◆ Short exercise
Each entry that follows is to be retyped exactly. Pictures do not belong in the copy.

Records with drawing code
* * * * * * * * *

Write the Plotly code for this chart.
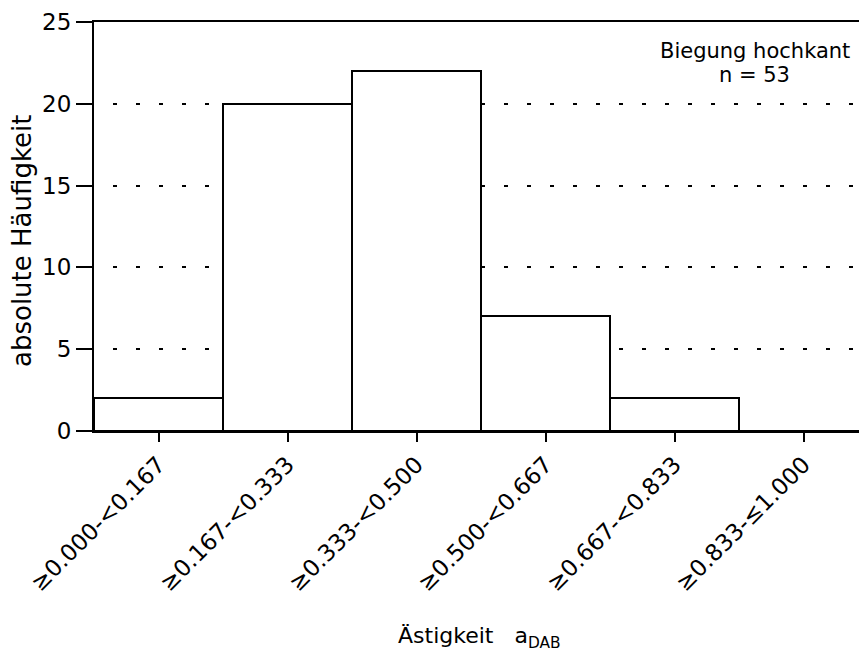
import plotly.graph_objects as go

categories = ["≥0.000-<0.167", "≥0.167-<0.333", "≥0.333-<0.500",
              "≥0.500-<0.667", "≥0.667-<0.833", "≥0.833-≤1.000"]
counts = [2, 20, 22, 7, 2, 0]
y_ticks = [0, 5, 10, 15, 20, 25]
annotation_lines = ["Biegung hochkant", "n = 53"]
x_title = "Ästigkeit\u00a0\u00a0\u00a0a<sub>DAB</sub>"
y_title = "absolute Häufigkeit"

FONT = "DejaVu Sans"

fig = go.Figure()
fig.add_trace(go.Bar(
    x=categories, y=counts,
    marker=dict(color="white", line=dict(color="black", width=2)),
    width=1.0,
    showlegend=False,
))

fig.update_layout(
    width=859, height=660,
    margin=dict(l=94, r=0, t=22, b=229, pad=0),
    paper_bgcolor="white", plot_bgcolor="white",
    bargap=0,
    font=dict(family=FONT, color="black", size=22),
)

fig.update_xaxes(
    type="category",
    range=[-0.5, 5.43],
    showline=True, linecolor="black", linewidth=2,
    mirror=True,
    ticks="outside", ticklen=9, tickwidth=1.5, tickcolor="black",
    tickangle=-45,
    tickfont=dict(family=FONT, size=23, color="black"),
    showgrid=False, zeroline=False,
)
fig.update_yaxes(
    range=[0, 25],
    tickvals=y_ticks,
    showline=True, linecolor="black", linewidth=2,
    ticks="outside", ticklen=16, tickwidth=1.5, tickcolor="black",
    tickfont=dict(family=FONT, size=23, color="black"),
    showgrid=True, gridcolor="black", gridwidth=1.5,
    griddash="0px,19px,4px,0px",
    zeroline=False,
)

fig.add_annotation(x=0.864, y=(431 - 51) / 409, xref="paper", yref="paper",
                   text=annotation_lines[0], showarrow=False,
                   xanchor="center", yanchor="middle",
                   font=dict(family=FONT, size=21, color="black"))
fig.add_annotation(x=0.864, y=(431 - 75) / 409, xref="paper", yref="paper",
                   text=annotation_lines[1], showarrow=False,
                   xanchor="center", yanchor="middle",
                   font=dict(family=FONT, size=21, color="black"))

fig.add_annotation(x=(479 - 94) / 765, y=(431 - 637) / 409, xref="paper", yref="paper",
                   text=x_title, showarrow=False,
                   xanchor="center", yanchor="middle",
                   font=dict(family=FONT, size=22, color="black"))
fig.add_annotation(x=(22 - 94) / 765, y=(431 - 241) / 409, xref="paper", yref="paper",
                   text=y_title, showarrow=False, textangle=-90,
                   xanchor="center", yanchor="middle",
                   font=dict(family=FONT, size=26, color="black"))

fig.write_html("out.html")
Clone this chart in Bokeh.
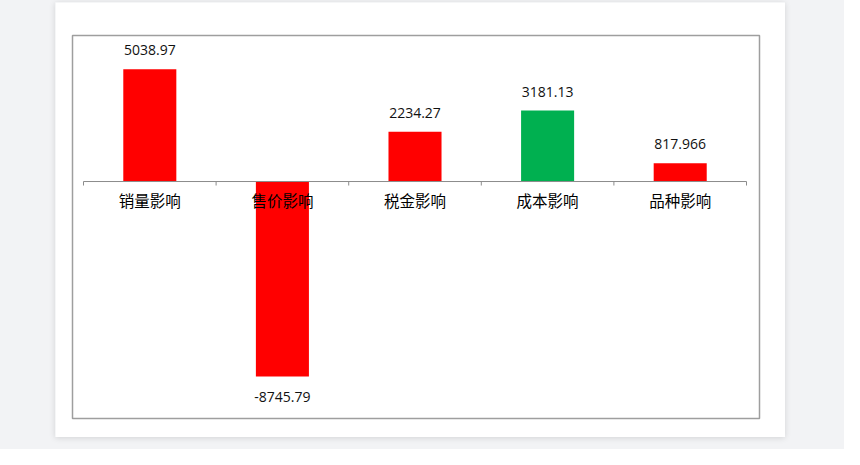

* * * * * * * * *

◆ Solved exercise
Write the Plotly code for this chart.
import plotly.graph_objects as go

categories = ["≥0.000-<0.167", "≥0.167-<0.333", "≥0.333-<0.500",
              "≥0.500-<0.667", "≥0.667-<0.833", "≥0.833-≤1.000"]
counts = [2, 20, 22, 7, 2, 0]
y_ticks = [0, 5, 10, 15, 20, 25]
annotation_lines = ["Biegung hochkant", "n = 53"]
x_title = "Ästigkeit\u00a0\u00a0\u00a0a<sub>DAB</sub>"
y_title = "absolute Häufigkeit"

FONT = "DejaVu Sans"

fig = go.Figure()
fig.add_trace(go.Bar(
    x=categories, y=counts,
    marker=dict(color="white", line=dict(color="black", width=2)),
    width=1.0,
    showlegend=False,
))

fig.update_layout(
    width=859, height=660,
    margin=dict(l=94, r=0, t=22, b=229, pad=0),
    paper_bgcolor="white", plot_bgcolor="white",
    bargap=0,
    font=dict(family=FONT, color="black", size=22),
)

fig.update_xaxes(
    type="category",
    range=[-0.5, 5.43],
    showline=True, linecolor="black", linewidth=2,
    mirror=True,
    ticks="outside", ticklen=9, tickwidth=1.5, tickcolor="black",
    tickangle=-45,
    tickfont=dict(family=FONT, size=23, color="black"),
    showgrid=False, zeroline=False,
)
fig.update_yaxes(
    range=[0, 25],
    tickvals=y_ticks,
    showline=True, linecolor="black", linewidth=2,
    ticks="outside", ticklen=16, tickwidth=1.5, tickcolor="black",
    tickfont=dict(family=FONT, size=23, color="black"),
    showgrid=True, gridcolor="black", gridwidth=1.5,
    griddash="0px,19px,4px,0px",
    zeroline=False,
)

fig.add_annotation(x=0.864, y=(431 - 51) / 409, xref="paper", yref="paper",
                   text=annotation_lines[0], showarrow=False,
                   xanchor="center", yanchor="middle",
                   font=dict(family=FONT, size=21, color="black"))
fig.add_annotation(x=0.864, y=(431 - 75) / 409, xref="paper", yref="paper",
                   text=annotation_lines[1], showarrow=False,
                   xanchor="center", yanchor="middle",
                   font=dict(family=FONT, size=21, color="black"))

fig.add_annotation(x=(479 - 94) / 765, y=(431 - 637) / 409, xref="paper", yref="paper",
                   text=x_title, showarrow=False,
                   xanchor="center", yanchor="middle",
                   font=dict(family=FONT, size=22, color="black"))
fig.add_annotation(x=(22 - 94) / 765, y=(431 - 241) / 409, xref="paper", yref="paper",
                   text=y_title, showarrow=False, textangle=-90,
                   xanchor="center", yanchor="middle",
                   font=dict(family=FONT, size=26, color="black"))

fig.write_html("out.html")
Clone this chart in Bokeh.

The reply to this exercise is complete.